Comparing percentages is not, of course, the way to go about this problem; one needs a model of land accretion during a time of sea level rise. Neither Mahfuzur Rahman nor Maminul Haque Sarker, the scientists/engineers cited in the Yahoo article, are working is not working with one, and neither are the denialists. At worst, I'm being no more flimsy than the wannabe "skeptics"; the comparison is good for a rough estimate and I have better things to do with my time than change field of study.

What's incontrovertible is that Bangladesh is already feeling the effects of rising sea levels, mainly through saltwater pollution of soils an aquafiers. See the IPCC AR4 WGII report for discussion and references. (I'd put 5-1 odds on the denialists not looking at the IPCC report at all!)

But maybe I'm wasting my time even without changing field of study. CLS talks of a "Church of Saint Al" as though the tail is wagging the dog and climate scientists are taking marching orders from a mere popularizer. And he gives hints that, like Ronald Bailey prior to his Road to Damascus moment, he's choosing a position on a scientific question based on what he wishes public policy to be, a dishonest practice.
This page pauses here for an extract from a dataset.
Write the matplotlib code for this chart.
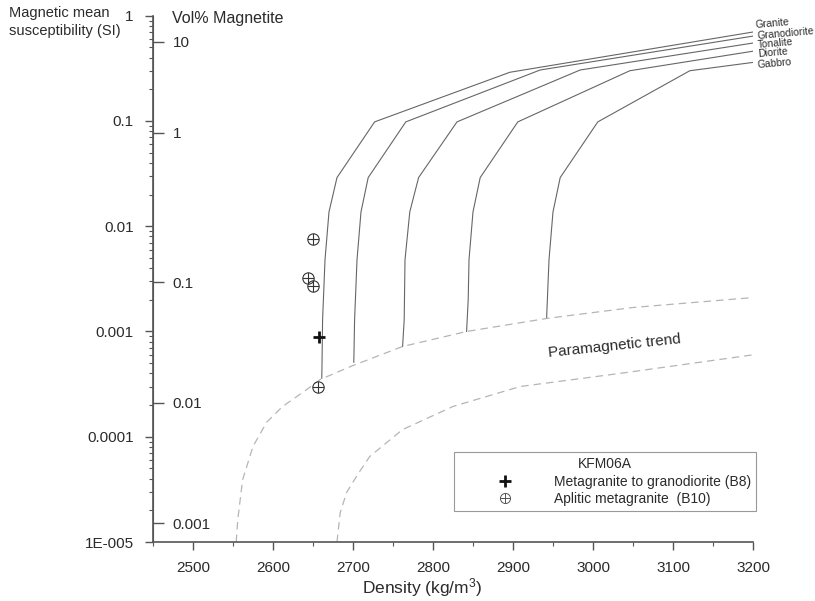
"""
Density versus magnetic susceptibility plot for KFM06A rock samples,
with model curves for common rock types and the paramagnetic trend.
"""

import matplotlib

matplotlib.use("Agg")
import matplotlib.pyplot as plt
from matplotlib.lines import Line2D
from matplotlib.ticker import LogLocator, MultipleLocator, NullFormatter, NullLocator

plt.rcParams["font.family"] = ["Liberation Sans", "DejaVu Sans"]
plt.rcParams["mathtext.default"] = "regular"

TEXT = "#2b2b2b"
AXIS = "#555555"

# model curves (density kg/m3, susceptibility SI)
rock_names = ["Granite", "Granodiorite", "Tonalite", "Diorite", "Gabbro"]

granite_density = [2661, 2662, 2665, 2670, 2680, 2727, 2896, 3200]
granite_chi = [3.6e-4, 1.3e-3, 4.8e-3, 1.37e-2, 2.9e-2, 9.8e-2, 0.29, 0.70]

granodiorite_density = [2701, 2702, 2705, 2710, 2719, 2766, 2934, 3200]
granodiorite_chi = [5.1e-4, 1.3e-3, 4.8e-3, 1.37e-2, 2.9e-2, 9.8e-2, 0.305, 0.64]

tonalite_density = [2762, 2764, 2765, 2771, 2782, 2830, 2984, 3200]
tonalite_chi = [7.2e-4, 1.3e-3, 4.8e-3, 1.37e-2, 2.9e-2, 9.8e-2, 0.305, 0.55]

diorite_density = [2842, 2844, 2845, 2850, 2859, 2906, 3046, 3200]
diorite_chi = [1.0e-3, 2.0e-3, 4.8e-3, 1.37e-2, 2.9e-2, 9.8e-2, 0.30, 0.46]

gabbro_density = [2942, 2945, 2950, 2959, 3006, 3121, 3200]
gabbro_chi = [1.33e-3, 4.8e-3, 1.37e-2, 2.9e-2, 9.8e-2, 0.30, 0.36]

# paramagnetic trend envelope
para_upper_density = [2554, 2556, 2562, 2575, 2592, 2612, 2642, 2659, 2700,
                      2762, 2842, 2942, 3050, 3200]
para_upper_chi = [1.0e-5, 1.64e-5, 3.9e-5, 8.1e-5, 1.37e-4, 1.94e-4, 2.8e-4,
                  3.5e-4, 4.75e-4, 7.2e-4, 1.0e-3, 1.33e-3, 1.69e-3, 2.1e-3]
para_lower_density = [2680, 2684, 2692, 2706, 2721, 2762, 2825, 2909, 3034, 3200]
para_lower_chi = [1.0e-5, 1.9e-5, 2.95e-5, 4.4e-5, 6.5e-5, 1.17e-4, 1.94e-4,
                  3.0e-4, 4.0e-4, 6.0e-4]

# samples
b8_density = [2657]
b8_chi = [8.9e-4]
b10_density = [2650, 2644, 2650, 2656]
b10_chi = [7.6e-3, 3.2e-3, 2.7e-3, 3.0e-4]

# axis ticks
density_ticks = [2500, 2600, 2700, 2800, 2900, 3000, 3100, 3200]
chi_ticks = [1, 0.1, 0.01, 0.001, 0.0001, 1e-5]
chi_labels = ["1", "0.1", "0.01", "0.001", "0.0001", "1E-005"]
vol_ticks_chi = [0.567, 0.077, 2.95e-3, 2.1e-4, 1.5e-5]
vol_labels = ["10", "1", "0.1", "0.01", "0.001"]


def main() -> None:
    fig = plt.figure(figsize=(8.15, 6.01), dpi=100)
    ax = fig.add_axes([153 / 815, 1 - 542 / 601, 600 / 815, 526.3 / 601])
    ax.set_yscale("log")
    ax.set_xlim(2450, 3200)
    ax.set_ylim(1e-5, 1)

    curves = [
        (granite_density, granite_chi),
        (granodiorite_density, granodiorite_chi),
        (tonalite_density, tonalite_chi),
        (diorite_density, diorite_chi),
        (gabbro_density, gabbro_chi),
    ]
    label_offsets = [(1, 6), (3, 2), (3, 0), (3, -1), (3, -1)]
    for (dens, chi), name, off in zip(curves, rock_names, label_offsets):
        ax.plot(dens, chi, color="#666666", lw=0.8)
        ax.annotate(name, (dens[-1], chi[-1]), xytext=off,
                    textcoords="offset points", fontsize=7.5, color=TEXT,
                    va="center", ha="left", rotation=5,
                    annotation_clip=False)

    for dens, chi in [(para_upper_density, para_upper_chi),
                      (para_lower_density, para_lower_chi)]:
        ax.plot(dens, chi, color="#b5b5b5", lw=0.9, dashes=(6, 4))

    ax.text(3027, 7.2e-4, "Paramagnetic trend", fontsize=11, color=TEXT,
            rotation=6, ha="center", va="center")

    ax.plot(b8_density, b8_chi, ls="none", marker="+", ms=8, mew=2,
            color="#111111")
    ax.plot(b10_density, b10_chi, ls="none", marker=r"$\oplus$", ms=9,
            mew=0, color="#333333")

    # axes styling
    for side in ("top", "right"):
        ax.spines[side].set_visible(False)
    for side in ("left", "bottom"):
        ax.spines[side].set_color(AXIS)
        ax.spines[side].set_linewidth(1.2)

    ax.set_xticks(density_ticks)
    ax.xaxis.set_minor_locator(MultipleLocator(50))
    ax.set_yticks(chi_ticks, labels=chi_labels)
    ax.yaxis.set_minor_locator(LogLocator(base=10, subs=range(2, 10)))
    ax.yaxis.set_minor_formatter(NullFormatter())
    ax.tick_params(which="major", direction="out", length=6, width=1,
                   color=AXIS, labelcolor=TEXT, labelsize=11, pad=8)
    ax.tick_params(which="minor", direction="out", length=3, width=0.8,
                   color=AXIS)

    # vol% magnetite scale on the right side of the same spine
    sec = ax.secondary_yaxis(0.0)
    sec.set_yticks(vol_ticks_chi, labels=vol_labels)
    sec.yaxis.set_minor_locator(NullLocator())
    sec.yaxis.set_ticks_position("right")
    sec.tick_params(which="major", direction="out", length=8, width=1,
                    color=AXIS, labelcolor=TEXT, labelsize=11, pad=6,
                    left=False, labelleft=False, right=True, labelright=True)
    for sp in sec.spines.values():
        sp.set_color(AXIS)

    ax.set_xlabel("Density (kg/m$^{3}$)", fontsize=12.5, color=TEXT)
    ax.xaxis.set_label_coords((422 - 153) / 600, -0.064)

    fig.text(9 / 815, 1 - 6 / 601, "Magnetic mean\nsusceptibility (SI)",
             fontsize=10.5, color=TEXT, va="top", ha="left", linespacing=1.35)
    fig.text(172 / 815, 1 - 18 / 601, "Vol% Magnetite", fontsize=11.5,
             color=TEXT, va="center", ha="left")

    handles = [
        Line2D([], [], ls="none", marker="+", ms=8, mew=2, color="#111111"),
        Line2D([], [], ls="none", marker=r"$\oplus$", ms=8, mew=0,
               color="#555555"),
    ]
    leg = ax.legend(handles,
                    ["Metagranite to granodiorite (B8)",
                     "Aplitic metagranite  (B10)"],
                    title="KFM06A", fontsize=10, title_fontsize=10,
                    loc="lower right",
                    bbox_to_anchor=(756 / 815, 1 - 511 / 601),
                    bbox_transform=fig.transFigure, borderaxespad=0,
                    fancybox=False, framealpha=1, edgecolor="#999999",
                    handlelength=6.6, handletextpad=0.25, borderpad=0.35,
                    labelspacing=0.25)
    leg.get_frame().set_linewidth(0.8)
    for t in leg.get_texts():
        t.set_color(TEXT)
    leg.get_title().set_color(TEXT)

    fig.savefig("out.png", dpi=100, facecolor="white")


if __name__ == "__main__":
    main()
To quote:

Well that technology costs money and that means an improved economy and that means more carbon emissions so that can’t be allowed.
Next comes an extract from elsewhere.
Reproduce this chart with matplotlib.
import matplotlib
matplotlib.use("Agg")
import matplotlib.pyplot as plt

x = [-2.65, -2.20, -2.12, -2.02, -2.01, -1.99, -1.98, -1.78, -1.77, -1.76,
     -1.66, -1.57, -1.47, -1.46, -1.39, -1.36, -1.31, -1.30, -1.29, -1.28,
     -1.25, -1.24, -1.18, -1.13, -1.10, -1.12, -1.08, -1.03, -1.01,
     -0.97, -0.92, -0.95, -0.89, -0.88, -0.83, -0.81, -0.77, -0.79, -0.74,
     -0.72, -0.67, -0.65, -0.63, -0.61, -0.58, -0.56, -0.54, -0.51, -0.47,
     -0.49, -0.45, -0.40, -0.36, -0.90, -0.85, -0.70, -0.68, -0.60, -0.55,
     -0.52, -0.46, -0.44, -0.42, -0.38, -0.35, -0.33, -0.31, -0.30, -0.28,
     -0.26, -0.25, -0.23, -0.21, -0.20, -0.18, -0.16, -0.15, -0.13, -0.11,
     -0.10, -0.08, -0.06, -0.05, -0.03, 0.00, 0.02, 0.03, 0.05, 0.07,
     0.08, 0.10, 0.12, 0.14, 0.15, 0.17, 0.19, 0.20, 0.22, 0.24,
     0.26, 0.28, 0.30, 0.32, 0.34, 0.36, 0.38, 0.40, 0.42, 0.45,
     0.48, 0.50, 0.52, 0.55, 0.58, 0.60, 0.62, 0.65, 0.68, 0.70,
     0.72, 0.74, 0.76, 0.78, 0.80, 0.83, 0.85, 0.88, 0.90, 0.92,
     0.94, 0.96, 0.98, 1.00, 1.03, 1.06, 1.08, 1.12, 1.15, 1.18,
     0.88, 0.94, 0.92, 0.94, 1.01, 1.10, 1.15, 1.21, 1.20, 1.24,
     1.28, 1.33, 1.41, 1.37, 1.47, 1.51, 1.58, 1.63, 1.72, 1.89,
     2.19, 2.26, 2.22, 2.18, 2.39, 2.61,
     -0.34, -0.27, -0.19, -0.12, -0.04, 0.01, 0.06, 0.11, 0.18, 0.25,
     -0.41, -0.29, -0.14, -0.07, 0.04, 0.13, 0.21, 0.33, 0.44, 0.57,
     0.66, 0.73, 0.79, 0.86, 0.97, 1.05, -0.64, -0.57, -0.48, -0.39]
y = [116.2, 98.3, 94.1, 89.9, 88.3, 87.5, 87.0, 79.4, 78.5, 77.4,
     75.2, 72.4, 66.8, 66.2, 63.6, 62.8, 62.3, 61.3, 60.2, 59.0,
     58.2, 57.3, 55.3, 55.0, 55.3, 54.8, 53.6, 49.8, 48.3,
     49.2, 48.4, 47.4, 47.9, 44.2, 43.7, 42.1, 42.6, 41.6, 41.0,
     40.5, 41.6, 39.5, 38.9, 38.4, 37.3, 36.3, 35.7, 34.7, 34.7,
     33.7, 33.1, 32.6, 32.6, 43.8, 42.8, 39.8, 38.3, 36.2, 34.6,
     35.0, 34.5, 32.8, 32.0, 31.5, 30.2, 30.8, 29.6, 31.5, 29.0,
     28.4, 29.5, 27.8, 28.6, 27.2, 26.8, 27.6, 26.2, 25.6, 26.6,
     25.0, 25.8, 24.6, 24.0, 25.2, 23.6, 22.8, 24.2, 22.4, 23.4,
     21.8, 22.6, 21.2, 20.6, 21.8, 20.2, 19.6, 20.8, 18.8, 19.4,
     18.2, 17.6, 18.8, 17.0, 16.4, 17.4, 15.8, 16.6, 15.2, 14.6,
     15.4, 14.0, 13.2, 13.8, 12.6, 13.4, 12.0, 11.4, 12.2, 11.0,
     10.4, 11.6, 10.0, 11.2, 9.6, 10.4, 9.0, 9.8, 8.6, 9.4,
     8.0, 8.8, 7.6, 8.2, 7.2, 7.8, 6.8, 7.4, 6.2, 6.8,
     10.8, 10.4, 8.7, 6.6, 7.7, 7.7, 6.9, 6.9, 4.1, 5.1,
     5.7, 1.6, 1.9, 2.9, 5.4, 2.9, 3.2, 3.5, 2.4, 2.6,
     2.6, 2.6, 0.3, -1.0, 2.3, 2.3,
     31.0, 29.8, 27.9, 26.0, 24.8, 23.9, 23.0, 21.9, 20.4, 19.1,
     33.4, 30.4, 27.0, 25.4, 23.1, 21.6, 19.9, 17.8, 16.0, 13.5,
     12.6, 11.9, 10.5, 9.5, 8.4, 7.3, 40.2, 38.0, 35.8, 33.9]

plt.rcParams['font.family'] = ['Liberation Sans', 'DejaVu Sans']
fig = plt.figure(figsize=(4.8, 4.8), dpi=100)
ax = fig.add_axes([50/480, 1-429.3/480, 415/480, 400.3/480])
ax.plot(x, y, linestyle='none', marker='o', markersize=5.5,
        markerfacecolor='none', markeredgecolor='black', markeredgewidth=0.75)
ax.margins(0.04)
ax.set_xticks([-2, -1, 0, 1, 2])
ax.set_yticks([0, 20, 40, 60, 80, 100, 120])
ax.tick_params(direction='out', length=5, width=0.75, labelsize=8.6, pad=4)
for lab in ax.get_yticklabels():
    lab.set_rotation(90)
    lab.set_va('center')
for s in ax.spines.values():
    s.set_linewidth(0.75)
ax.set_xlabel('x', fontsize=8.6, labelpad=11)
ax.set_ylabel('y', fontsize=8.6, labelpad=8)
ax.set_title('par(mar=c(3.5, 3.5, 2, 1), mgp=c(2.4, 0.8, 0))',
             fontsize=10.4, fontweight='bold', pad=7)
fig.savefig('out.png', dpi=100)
Yep, it's the usual Bircher-esque paranoia, the party line from glibertarians who talk a lot about free markets but lack the imagination to put such markets to use: Improved economies mean more carbon emissions, economic growth can't be carbon-neutral or carbon-negative or happen in a cap-and-trade framework. You can either have economic growth or you can stop fouling the nest. Want prosperity? Then take unlimited global warming and ocean acidification.

Now there's a teenage pinko's dream argument! "Capitalism and economic growth can only survive by fouling the nest."